Within weeks of the discovery several museums around the country had made offers to buy the hull of the ship. “The top offer was $20,000” Page said. Clements was the discoverer of the wreck. He said it was hard to describe the thrill when he spotted one of the wooden pegs sticking out of the sand after the storm. He tried to yank it up but couldn’t budge it. He decided then that it must be attached to something big which further excavation revealed. Realizing the value of the discovery, Clements immediately pitched a tent over the spot. From that time on at least one of the men was present at all times. Clements said he kept a shotgun nearby but never felt threatened. Clements and his partners also posted claims at five other sites that had been uncovered during the storm but this was the one that held the most promise. Hundreds of sightseers descended upon the site to watch the diggings and for the most part were very cooperative. But some of them were not as nice and began digging holes of their own. “We just ignore them” Clements said at the time. “We let them dig until they get tired. That’s the way to fix that.
Some of them have pretty big mouths too,” he added.
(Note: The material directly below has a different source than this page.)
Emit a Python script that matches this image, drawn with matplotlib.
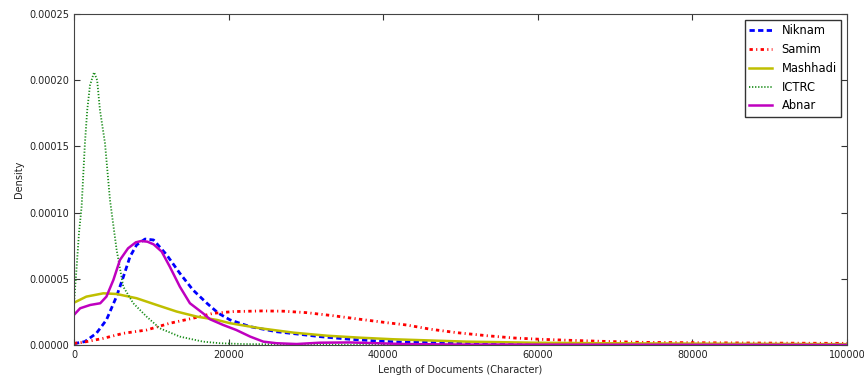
import matplotlib.pyplot as plt
from matplotlib.ticker import FormatStrFormatter

plt.rcParams['lines.scale_dashes'] = False

# curves (x = length in characters, y = density)
niknam_x = [0, 1400, 2900, 4200, 5500, 6400, 7250, 8100, 9200, 10300, 12000, 13700,
            15400, 17200, 18700, 20200, 22800, 26200, 28800, 31800, 35700, 39200,
            42200, 50800, 60000, 80000, 100000]
niknam_y = [1.0e-6, 2.5e-6, 8.8e-6, 1.89e-5, 3.65e-5, 5.16e-5, 6.67e-5, 7.55e-5, 8.0e-5,
            7.93e-5, 6.8e-5, 5.41e-5, 4.15e-5, 3.15e-5, 2.39e-5, 1.89e-5, 1.38e-5,
            1.0e-5, 8.3e-6, 6.3e-6, 4.3e-6, 3.0e-6, 2.3e-6, 1.2e-6, 6e-7, 2e-7, 0.0]

samim_x = [0, 1200, 3800, 6400, 9400, 12400, 15400, 18000, 20600, 24300, 27100, 30100,
           33500, 37000, 40500, 43000, 46100, 49500, 53400, 56800, 60300, 64200, 68000,
           73200, 80000, 90000, 100000]
samim_y = [1.2e-6, 2.0e-6, 5.0e-6, 8.8e-6, 1.13e-5, 1.64e-5, 2.02e-5, 2.39e-5, 2.52e-5,
           2.57e-5, 2.55e-5, 2.44e-5, 2.21e-5, 1.94e-5, 1.68e-5, 1.51e-5, 1.19e-5,
           9.3e-6, 7.0e-6, 5.3e-6, 4.3e-6, 3.5e-6, 2.8e-6, 2.0e-6, 1.7e-6, 1.4e-6, 1.2e-6]

mashhadi_x = [0, 1600, 3800, 5500, 8100, 10700, 13300, 15900, 18500, 20200, 24100,
              28400, 32700, 37000, 41300, 50800, 59400, 68000, 81000, 100000]
mashhadi_y = [3.19e-5, 3.65e-5, 3.9e-5, 3.85e-5, 3.53e-5, 3.02e-5, 2.52e-5, 2.14e-5,
              1.89e-5, 1.64e-5, 1.26e-5, 9.3e-6, 7.0e-6, 5.5e-6, 4.3e-6, 2.5e-6,
              1.7e-6, 1.3e-6, 1.0e-6, 6e-7]

ictrc_x = [0, 130, 350, 650, 990, 1420, 1720, 2070, 2600, 3000, 3360, 4010, 4660,
           5520, 6380, 7670, 9400, 11100, 13700, 16700, 18900, 21900, 30000, 50000, 100000]
ictrc_y = [3.0e-5, 4.15e-5, 5.9e-5, 8.46e-5, 1.045e-4, 1.526e-4, 1.775e-4, 1.96e-4,
           2.06e-4, 2.0e-4, 1.775e-4, 1.526e-4, 1.095e-4, 7.18e-5, 4.4e-5, 3.15e-5,
           2.14e-5, 1.26e-5, 6.3e-6, 2.5e-6, 1.3e-6, 7e-7, 2e-7, 0.0, 0.0]

abnar_x = [0, 800, 2100, 3400, 4200, 5100, 5950, 7000, 8000, 8700, 9500, 10300, 11350,
           12400, 13700, 15000, 16700, 17600, 19300, 21000, 22800, 24500, 26200, 28800,
           31800, 35700, 39200, 42600, 50000, 100000]
abnar_y = [2.27e-5, 2.77e-5, 3.02e-5, 3.15e-5, 3.65e-5, 4.91e-5, 6.42e-5, 7.3e-5, 7.75e-5,
           7.85e-5, 7.8e-5, 7.6e-5, 7.05e-5, 5.91e-5, 4.4e-5, 3.15e-5, 2.39e-5, 1.94e-5,
           1.51e-5, 1.13e-5, 6.3e-6, 2.5e-6, 1.3e-6, 7e-7, 1.7e-6, 1.9e-6, 1.3e-6, 7e-7,
           3e-7, 0.0]

fig = plt.figure(figsize=(8.64, 3.77), dpi=100)
ax = fig.add_axes([0.0856, 0.085, 0.8947, 0.878])

ax.plot(niknam_x, niknam_y, color='b', lw=2, dashes=(3.8, 2.4), label='Niknam')
ax.plot(samim_x, samim_y, color='r', lw=2, dashes=(2.4, 2.4, 0.8, 2.4), label='Samim')
ax.plot(mashhadi_x, mashhadi_y, '-', color=(0.75, 0.75, 0), lw=1.8, label='Mashhadi')
ax.plot(ictrc_x, ictrc_y, color=(0.1, 0.55, 0.1), lw=1.3, dashes=(0.9, 1.3), label='ICTRC')
ax.plot(abnar_x, abnar_y, '-', color=(0.75, 0, 0.75), lw=1.8, label='Abnar')

ax.set_xlim(0, 100000)
ax.set_ylim(0, 0.00025)
ax.set_xticks([0, 20000, 40000, 60000, 80000, 100000])
ax.set_yticks([0, 0.00005, 0.0001, 0.00015, 0.0002, 0.00025])
ax.yaxis.set_major_formatter(FormatStrFormatter('%.5f'))
ax.tick_params(direction='in', top=True, right=True, labelsize=7, length=4,
               colors='#333333', labelcolor='#222222')
for s in ax.spines.values():
    s.set_color('#444444')

ax.set_xlabel('Length of Documents (Character)', fontsize=7, color='#222222')
ax.set_ylabel('Density', fontsize=7, color='#222222')

leg = ax.legend(loc='upper right', fontsize=8.3, fancybox=False, framealpha=1,
                borderaxespad=0.5, handlelength=2)
leg.get_frame().set_edgecolor('#333333')

fig.savefig('out.png', dpi=100)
Texas State Archaeologist Curtis Tunnell was unable to determine the age of the vessel though he did feel it was not a Spanish galleon and dated it somewhere in the mid-1800s. Page and French disagreed, pointing out that lead sheeting fastened with bronze nails indicated the ship was not early American or English as it was the custom for shipwrights in both those countries to use copper nails to fasten lead sheeting. We may never know whether this is where Joe and his family spent their vacations but it was discoveries like these that led to the Texas State Legislature writing a new Antiquities law that expressly forbids any excavation of shipwrecks found on public land.